> [Work required]
All of the material below is to be restated word for word, apart from the pictures.

━━━━━ Data provided ━━━━━

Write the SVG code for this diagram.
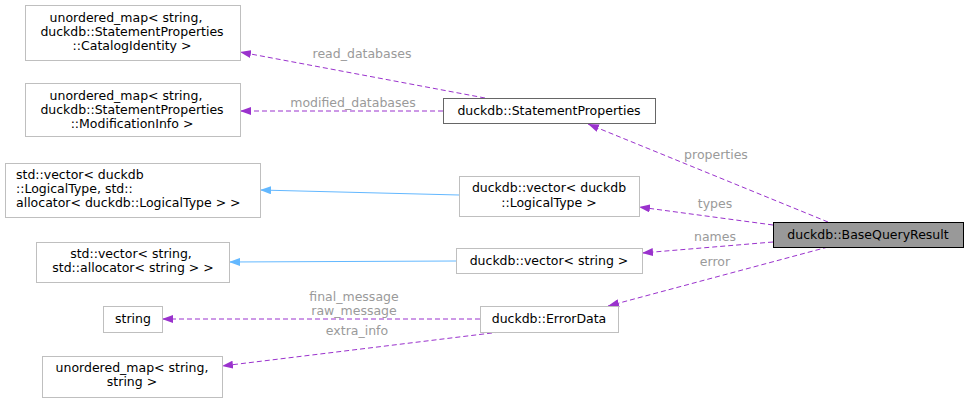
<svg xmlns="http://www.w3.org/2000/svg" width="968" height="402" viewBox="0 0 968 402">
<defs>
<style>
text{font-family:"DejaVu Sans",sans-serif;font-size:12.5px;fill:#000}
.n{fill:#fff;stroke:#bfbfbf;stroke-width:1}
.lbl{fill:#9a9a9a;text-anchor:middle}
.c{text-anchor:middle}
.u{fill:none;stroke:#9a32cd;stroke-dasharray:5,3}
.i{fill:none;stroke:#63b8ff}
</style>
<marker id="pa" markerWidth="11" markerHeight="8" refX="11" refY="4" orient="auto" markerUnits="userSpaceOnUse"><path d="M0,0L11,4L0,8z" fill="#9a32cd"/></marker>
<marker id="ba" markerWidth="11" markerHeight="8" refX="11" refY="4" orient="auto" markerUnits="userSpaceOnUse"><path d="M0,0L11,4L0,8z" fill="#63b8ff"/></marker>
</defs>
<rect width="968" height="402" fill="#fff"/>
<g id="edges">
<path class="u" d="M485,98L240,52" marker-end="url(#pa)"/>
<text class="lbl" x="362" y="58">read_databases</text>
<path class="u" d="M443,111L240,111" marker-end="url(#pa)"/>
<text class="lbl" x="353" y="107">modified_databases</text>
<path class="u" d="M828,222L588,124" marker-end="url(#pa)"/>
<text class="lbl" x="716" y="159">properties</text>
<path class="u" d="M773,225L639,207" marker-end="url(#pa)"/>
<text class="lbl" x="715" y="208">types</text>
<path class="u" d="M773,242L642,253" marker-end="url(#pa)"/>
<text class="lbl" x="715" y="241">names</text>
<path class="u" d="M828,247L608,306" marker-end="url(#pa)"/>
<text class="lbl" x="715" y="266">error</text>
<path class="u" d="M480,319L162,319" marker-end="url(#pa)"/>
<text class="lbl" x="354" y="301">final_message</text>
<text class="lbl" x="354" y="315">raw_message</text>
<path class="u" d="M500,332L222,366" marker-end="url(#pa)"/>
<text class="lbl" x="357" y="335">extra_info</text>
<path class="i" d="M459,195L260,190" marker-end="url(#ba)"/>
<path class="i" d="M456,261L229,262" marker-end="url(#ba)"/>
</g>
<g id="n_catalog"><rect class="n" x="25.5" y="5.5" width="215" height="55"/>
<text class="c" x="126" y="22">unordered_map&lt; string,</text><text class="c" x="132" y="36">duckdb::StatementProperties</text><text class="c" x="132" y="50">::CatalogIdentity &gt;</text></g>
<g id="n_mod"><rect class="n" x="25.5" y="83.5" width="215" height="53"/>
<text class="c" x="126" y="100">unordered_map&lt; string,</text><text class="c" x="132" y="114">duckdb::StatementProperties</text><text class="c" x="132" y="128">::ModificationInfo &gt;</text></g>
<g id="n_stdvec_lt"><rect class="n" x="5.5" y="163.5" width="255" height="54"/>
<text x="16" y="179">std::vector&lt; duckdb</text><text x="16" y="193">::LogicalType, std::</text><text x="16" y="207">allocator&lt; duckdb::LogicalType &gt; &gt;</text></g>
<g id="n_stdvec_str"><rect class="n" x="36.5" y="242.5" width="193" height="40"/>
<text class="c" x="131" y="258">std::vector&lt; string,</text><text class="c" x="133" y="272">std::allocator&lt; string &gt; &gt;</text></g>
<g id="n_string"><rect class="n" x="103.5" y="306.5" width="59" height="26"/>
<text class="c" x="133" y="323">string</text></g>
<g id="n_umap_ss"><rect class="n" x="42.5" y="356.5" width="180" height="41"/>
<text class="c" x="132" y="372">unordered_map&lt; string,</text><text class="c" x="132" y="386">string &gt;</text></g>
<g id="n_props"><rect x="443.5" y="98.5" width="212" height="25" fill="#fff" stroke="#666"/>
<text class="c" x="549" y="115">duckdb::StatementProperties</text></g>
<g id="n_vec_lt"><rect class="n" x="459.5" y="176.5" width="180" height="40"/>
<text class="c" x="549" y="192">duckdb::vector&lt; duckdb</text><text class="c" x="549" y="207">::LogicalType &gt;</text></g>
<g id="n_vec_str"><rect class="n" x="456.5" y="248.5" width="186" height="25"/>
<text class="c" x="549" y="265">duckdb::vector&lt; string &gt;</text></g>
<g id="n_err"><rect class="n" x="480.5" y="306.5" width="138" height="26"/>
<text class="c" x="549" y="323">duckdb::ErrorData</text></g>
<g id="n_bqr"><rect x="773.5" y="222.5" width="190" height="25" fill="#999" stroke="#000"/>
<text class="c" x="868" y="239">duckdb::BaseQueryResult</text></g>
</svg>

━━━━━

> [Task answer]
Write the SVG code for this diagram.
<svg xmlns="http://www.w3.org/2000/svg" width="968" height="402" viewBox="0 0 968 402">
<defs>
<style>
text{font-family:"DejaVu Sans",sans-serif;font-size:12.5px;fill:#000}
.n{fill:#fff;stroke:#bfbfbf;stroke-width:1}
.lbl{fill:#9a9a9a;text-anchor:middle}
.c{text-anchor:middle}
.u{fill:none;stroke:#9a32cd;stroke-dasharray:5,3}
.i{fill:none;stroke:#63b8ff}
</style>
<marker id="pa" markerWidth="11" markerHeight="8" refX="11" refY="4" orient="auto" markerUnits="userSpaceOnUse"><path d="M0,0L11,4L0,8z" fill="#9a32cd"/></marker>
<marker id="ba" markerWidth="11" markerHeight="8" refX="11" refY="4" orient="auto" markerUnits="userSpaceOnUse"><path d="M0,0L11,4L0,8z" fill="#63b8ff"/></marker>
</defs>
<rect width="968" height="402" fill="#fff"/>
<g id="edges">
<path class="u" d="M485,98L240,52" marker-end="url(#pa)"/>
<text class="lbl" x="362" y="58">read_databases</text>
<path class="u" d="M443,111L240,111" marker-end="url(#pa)"/>
<text class="lbl" x="353" y="107">modified_databases</text>
<path class="u" d="M828,222L588,124" marker-end="url(#pa)"/>
<text class="lbl" x="716" y="159">properties</text>
<path class="u" d="M773,225L639,207" marker-end="url(#pa)"/>
<text class="lbl" x="715" y="208">types</text>
<path class="u" d="M773,242L642,253" marker-end="url(#pa)"/>
<text class="lbl" x="715" y="241">names</text>
<path class="u" d="M828,247L608,306" marker-end="url(#pa)"/>
<text class="lbl" x="715" y="266">error</text>
<path class="u" d="M480,319L162,319" marker-end="url(#pa)"/>
<text class="lbl" x="354" y="301">final_message</text>
<text class="lbl" x="354" y="315">raw_message</text>
<path class="u" d="M500,332L222,366" marker-end="url(#pa)"/>
<text class="lbl" x="357" y="335">extra_info</text>
<path class="i" d="M459,195L260,190" marker-end="url(#ba)"/>
<path class="i" d="M456,261L229,262" marker-end="url(#ba)"/>
</g>
<g id="n_catalog"><rect class="n" x="25.5" y="5.5" width="215" height="55"/>
<text class="c" x="126" y="22">unordered_map&lt; string,</text><text class="c" x="132" y="36">duckdb::StatementProperties</text><text class="c" x="132" y="50">::CatalogIdentity &gt;</text></g>
<g id="n_mod"><rect class="n" x="25.5" y="83.5" width="215" height="53"/>
<text class="c" x="126" y="100">unordered_map&lt; string,</text><text class="c" x="132" y="114">duckdb::StatementProperties</text><text class="c" x="132" y="128">::ModificationInfo &gt;</text></g>
<g id="n_stdvec_lt"><rect class="n" x="5.5" y="163.5" width="255" height="54"/>
<text x="16" y="179">std::vector&lt; duckdb</text><text x="16" y="193">::LogicalType, std::</text><text x="16" y="207">allocator&lt; duckdb::LogicalType &gt; &gt;</text></g>
<g id="n_stdvec_str"><rect class="n" x="36.5" y="242.5" width="193" height="40"/>
<text class="c" x="131" y="258">std::vector&lt; string,</text><text class="c" x="133" y="272">std::allocator&lt; string &gt; &gt;</text></g>
<g id="n_string"><rect class="n" x="103.5" y="306.5" width="59" height="26"/>
<text class="c" x="133" y="323">string</text></g>
<g id="n_umap_ss"><rect class="n" x="42.5" y="356.5" width="180" height="41"/>
<text class="c" x="132" y="372">unordered_map&lt; string,</text><text class="c" x="132" y="386">string &gt;</text></g>
<g id="n_props"><rect x="443.5" y="98.5" width="212" height="25" fill="#fff" stroke="#666"/>
<text class="c" x="549" y="115">duckdb::StatementProperties</text></g>
<g id="n_vec_lt"><rect class="n" x="459.5" y="176.5" width="180" height="40"/>
<text class="c" x="549" y="192">duckdb::vector&lt; duckdb</text><text class="c" x="549" y="207">::LogicalType &gt;</text></g>
<g id="n_vec_str"><rect class="n" x="456.5" y="248.5" width="186" height="25"/>
<text class="c" x="549" y="265">duckdb::vector&lt; string &gt;</text></g>
<g id="n_err"><rect class="n" x="480.5" y="306.5" width="138" height="26"/>
<text class="c" x="549" y="323">duckdb::ErrorData</text></g>
<g id="n_bqr"><rect x="773.5" y="222.5" width="190" height="25" fill="#999" stroke="#000"/>
<text class="c" x="868" y="239">duckdb::BaseQueryResult</text></g>
</svg>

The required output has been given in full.